One person I hadn’t managed to push away and a dog. Some people wouldn’t consider that much of a life, but compared with what it would’ve been without Charlie’s influence on me, it was a miracle of one. Whether he knew it or not, Charlie was giving me a chance at another
miracle, if I would take it. I could pay him back and put this all behind me in one fell swoop.
I closed my eyes. The heat from above became somehow hotter. I was an ant, and someone had shoved a magnifying glass between the sun and me. Is that you up there playing around, Boyd? No. There’s no up there. If there was, there’d be a down there, and that’s where your wide ass would be burning for eternity.
There was no hell for Boyd, I knew that. It was all right. There was another way to banish him from existence … by banishing him from my life.
I opened my eyes, took off my glove, and held my hand out to Meleah. “Give me the ring. Give me Charlie.”
“Jackson,” she started, already shaking her head.
“It’s all right. Just … don’t let me trip over my own two feet and touch anything else.” I tried for a smile. It didn’t feel particularly encouraging. She must have seen something, however, as she carefully placed the ring and chain on my palm. It was cool, a circle of relief on hot skin.
“Four minutes.” Hector’s countdown was followed by the thud of six hundred pounds hitting the ground.
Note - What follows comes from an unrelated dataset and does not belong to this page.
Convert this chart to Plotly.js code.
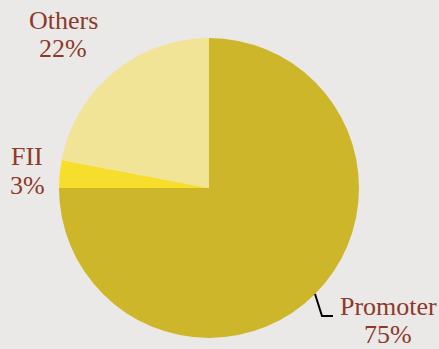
<!DOCTYPE html>
<html>
<head>
<meta charset="utf-8">
<script src="https://cdn.plot.ly/plotly-3.0.1.min.js"></script>
<style>html,body{margin:0;padding:0;background:#ebe9e7;}#chart{width:439px;height:349px;}</style>
</head>
<body>
<div id="chart"></div>
<script>
const labels = ["Promoter", "FII", "Others"];
const values = [75, 3, 22];
const pctText = ["75%", "3%", "22%"];
const colors = ["#ceb62b", "#f8de2c", "#f2e497"];

const W = 439, H = 349;
const px = x => x / W;
const py = y => 1 - y / H;

const font = {family: "Liberation Serif, serif", size: 26, color: "#8c3a2b"};

const labelPos = {
  "Others":   {x: 63,  y1: 20,  y2: 49},
  "FII":      {x: 27,  y1: 156, y2: 185},
  "Promoter": {x: 388, y1: 306, y2: 334}
};

const annotations = [];
labels.forEach((lab, i) => {
  const p = labelPos[lab];
  annotations.push({x: px(p.x), y: py(p.y1), xref: "paper", yref: "paper", text: lab,
    showarrow: false, xanchor: "center", yanchor: "middle", font: font});
  annotations.push({x: px(p.x), y: py(p.y2), xref: "paper", yref: "paper", text: pctText[i],
    showarrow: false, xanchor: "center", yanchor: "middle", font: font});
});

const trace = {
  type: "pie",
  labels: labels,
  values: values,
  sort: false,
  direction: "clockwise",
  rotation: 0,
  textinfo: "none",
  hoverinfo: "label+percent",
  marker: {colors: colors, line: {width: 0}},
  domain: {x: [px(59), px(359)], y: [py(338), py(38)]},
  showlegend: false
};

const layout = {
  width: W, height: H,
  margin: {l: 0, r: 0, t: 0, b: 0},
  paper_bgcolor: "#ebe9e7",
  plot_bgcolor: "#ebe9e7",
  showlegend: false,
  annotations: annotations,
  shapes: [{
    type: "path", xref: "paper", yref: "paper",
    path: `M ${px(315)} ${py(294)} L ${px(322)} ${py(316)} L ${px(333)} ${py(316)}`,
    line: {color: "#000000", width: 2}
  }]
};

Plotly.newPlot("chart", [trace], layout, {displayModeBar: false, staticPlot: true});
</script>
</body>
</html>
A few seconds later, there was a hum that vibrated up and down my spine as heavy and pulsating as a hive of enraged hornets. “Machine is up and good to go.”
He hoped. I wasn’t as sure. Fujiwara hadn’t needed to bluff before. He’d been what I didn’t believe existed: a ghost. We hadn’t suspected him, seen him, or found any evidence at all that it had been him. I’d felt sorry for the son of a bitch, having to endure Thackery’s rages. He’d fooled us all, seemingly without effort. I had the feeling he was somehow doing the same now.
I closed my hand around the ring. It wasn’t as if I opened myself up to Charlie. It wasn’t as if I’d opened myself up to anyone since this had first begun sixteen years ago, when I’d picked up Tessa’s pink shoe. What I had didn’t come with an off switch, or hell, I’d have taken a simple mute. But right now, there was only the taste of old memories, nothing new.